> [PROMPT]
Extract from the listing each line in which the word "with" appears.

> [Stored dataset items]
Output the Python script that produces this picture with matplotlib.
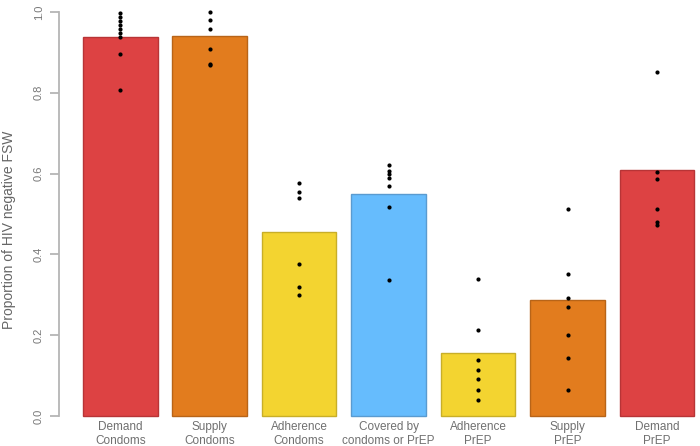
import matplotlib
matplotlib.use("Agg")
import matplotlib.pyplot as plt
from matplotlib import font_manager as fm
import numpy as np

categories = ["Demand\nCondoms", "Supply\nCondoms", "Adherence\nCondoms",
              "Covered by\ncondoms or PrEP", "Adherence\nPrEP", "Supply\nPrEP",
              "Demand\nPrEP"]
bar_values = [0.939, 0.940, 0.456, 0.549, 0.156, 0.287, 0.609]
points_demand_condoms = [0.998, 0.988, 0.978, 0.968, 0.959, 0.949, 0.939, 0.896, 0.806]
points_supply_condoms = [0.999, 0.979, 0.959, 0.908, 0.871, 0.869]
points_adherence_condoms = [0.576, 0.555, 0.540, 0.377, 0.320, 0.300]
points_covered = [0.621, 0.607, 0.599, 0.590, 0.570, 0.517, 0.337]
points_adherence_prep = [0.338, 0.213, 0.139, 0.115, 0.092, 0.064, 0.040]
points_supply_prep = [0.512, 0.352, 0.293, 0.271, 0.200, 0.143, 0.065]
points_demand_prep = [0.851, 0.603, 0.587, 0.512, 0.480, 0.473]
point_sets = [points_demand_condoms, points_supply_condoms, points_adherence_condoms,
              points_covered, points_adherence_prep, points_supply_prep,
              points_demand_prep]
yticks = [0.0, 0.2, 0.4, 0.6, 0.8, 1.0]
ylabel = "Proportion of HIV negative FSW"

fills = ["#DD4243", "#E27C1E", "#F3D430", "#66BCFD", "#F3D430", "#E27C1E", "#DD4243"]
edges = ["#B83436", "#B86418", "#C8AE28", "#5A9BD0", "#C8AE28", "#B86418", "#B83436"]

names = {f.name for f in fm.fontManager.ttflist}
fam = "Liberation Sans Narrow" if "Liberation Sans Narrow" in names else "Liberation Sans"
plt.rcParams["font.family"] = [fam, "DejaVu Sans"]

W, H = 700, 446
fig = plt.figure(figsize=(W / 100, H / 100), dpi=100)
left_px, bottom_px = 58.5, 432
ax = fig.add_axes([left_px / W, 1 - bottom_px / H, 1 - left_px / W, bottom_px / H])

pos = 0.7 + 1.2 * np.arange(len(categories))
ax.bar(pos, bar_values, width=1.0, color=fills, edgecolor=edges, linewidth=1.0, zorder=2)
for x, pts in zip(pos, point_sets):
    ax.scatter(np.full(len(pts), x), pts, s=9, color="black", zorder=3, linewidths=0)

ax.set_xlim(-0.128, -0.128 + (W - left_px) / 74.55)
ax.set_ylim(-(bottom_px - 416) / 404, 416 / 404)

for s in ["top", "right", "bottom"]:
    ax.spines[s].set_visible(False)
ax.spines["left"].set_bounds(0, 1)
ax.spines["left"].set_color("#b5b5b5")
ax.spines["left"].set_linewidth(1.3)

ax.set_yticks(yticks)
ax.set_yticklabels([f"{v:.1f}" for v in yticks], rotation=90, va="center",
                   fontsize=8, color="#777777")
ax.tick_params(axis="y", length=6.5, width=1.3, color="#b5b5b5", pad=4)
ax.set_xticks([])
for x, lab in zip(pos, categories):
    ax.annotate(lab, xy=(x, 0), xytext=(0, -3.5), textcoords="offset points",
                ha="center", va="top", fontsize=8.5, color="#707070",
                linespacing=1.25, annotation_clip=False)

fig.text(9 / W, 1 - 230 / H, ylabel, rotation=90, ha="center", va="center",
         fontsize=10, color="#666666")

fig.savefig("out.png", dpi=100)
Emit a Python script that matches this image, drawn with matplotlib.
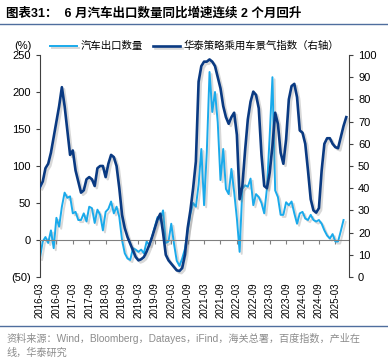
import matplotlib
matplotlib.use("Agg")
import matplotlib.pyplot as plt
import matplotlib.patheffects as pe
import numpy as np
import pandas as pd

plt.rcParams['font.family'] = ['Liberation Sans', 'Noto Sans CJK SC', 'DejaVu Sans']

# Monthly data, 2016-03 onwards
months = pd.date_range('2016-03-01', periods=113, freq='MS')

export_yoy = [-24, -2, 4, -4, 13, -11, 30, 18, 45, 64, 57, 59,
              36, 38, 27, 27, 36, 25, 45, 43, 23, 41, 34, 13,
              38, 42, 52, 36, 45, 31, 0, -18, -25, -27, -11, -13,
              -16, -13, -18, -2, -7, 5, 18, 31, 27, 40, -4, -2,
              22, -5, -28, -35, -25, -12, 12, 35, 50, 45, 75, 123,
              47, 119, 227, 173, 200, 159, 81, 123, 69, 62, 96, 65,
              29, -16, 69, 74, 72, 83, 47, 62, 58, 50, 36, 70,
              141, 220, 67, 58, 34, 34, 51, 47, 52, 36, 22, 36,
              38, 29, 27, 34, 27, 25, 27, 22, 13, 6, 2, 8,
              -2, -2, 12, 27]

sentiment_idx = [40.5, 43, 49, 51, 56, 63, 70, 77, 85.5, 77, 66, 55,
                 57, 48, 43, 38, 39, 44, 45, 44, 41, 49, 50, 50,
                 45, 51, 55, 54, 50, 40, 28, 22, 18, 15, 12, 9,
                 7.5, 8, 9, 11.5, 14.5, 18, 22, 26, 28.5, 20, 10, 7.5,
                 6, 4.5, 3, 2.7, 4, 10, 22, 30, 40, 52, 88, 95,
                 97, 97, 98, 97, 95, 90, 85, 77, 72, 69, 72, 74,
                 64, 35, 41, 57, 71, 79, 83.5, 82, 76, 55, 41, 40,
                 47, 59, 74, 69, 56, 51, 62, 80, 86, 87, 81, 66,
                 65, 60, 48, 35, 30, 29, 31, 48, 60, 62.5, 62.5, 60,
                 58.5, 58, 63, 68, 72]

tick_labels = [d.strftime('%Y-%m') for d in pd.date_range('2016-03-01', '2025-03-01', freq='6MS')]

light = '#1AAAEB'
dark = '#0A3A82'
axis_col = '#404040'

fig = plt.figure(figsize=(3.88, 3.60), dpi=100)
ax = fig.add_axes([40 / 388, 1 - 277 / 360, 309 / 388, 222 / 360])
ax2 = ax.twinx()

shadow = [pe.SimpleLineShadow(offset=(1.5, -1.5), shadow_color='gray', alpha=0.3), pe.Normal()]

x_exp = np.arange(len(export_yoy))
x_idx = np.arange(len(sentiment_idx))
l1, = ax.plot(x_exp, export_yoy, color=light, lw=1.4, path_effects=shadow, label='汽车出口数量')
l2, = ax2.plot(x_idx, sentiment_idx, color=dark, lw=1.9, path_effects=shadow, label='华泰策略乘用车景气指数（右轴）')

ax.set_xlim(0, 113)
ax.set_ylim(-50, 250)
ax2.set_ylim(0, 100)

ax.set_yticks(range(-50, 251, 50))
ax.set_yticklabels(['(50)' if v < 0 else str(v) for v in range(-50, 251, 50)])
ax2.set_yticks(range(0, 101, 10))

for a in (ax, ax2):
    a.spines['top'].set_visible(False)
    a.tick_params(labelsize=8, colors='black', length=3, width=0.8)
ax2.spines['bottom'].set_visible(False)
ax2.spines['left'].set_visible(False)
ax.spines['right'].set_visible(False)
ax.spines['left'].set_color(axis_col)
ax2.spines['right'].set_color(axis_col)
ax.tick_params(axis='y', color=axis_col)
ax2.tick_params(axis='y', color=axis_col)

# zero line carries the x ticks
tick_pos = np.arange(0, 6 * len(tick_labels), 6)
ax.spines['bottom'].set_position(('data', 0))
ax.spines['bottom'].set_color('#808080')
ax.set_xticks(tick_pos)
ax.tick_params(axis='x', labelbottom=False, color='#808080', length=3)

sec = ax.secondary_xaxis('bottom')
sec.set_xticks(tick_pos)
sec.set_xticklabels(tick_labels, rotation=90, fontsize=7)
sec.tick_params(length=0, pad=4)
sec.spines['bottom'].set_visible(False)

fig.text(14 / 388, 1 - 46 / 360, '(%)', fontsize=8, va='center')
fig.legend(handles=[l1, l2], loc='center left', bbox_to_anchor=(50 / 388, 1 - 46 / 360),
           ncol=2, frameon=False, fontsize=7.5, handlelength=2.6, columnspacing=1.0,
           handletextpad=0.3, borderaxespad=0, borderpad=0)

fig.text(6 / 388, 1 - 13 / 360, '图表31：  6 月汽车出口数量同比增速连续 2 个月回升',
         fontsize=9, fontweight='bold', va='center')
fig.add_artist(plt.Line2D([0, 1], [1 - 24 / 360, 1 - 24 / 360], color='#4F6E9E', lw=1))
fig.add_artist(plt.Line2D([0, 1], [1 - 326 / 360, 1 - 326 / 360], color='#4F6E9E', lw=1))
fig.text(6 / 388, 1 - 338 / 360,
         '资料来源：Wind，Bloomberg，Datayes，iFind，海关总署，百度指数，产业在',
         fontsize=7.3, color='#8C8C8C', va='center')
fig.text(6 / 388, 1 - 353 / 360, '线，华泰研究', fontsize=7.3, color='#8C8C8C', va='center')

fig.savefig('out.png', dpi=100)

> [RESPONSE]
Output the Python script that produces this picture with matplotlib.
Emit a Python script that matches this image, drawn with matplotlib.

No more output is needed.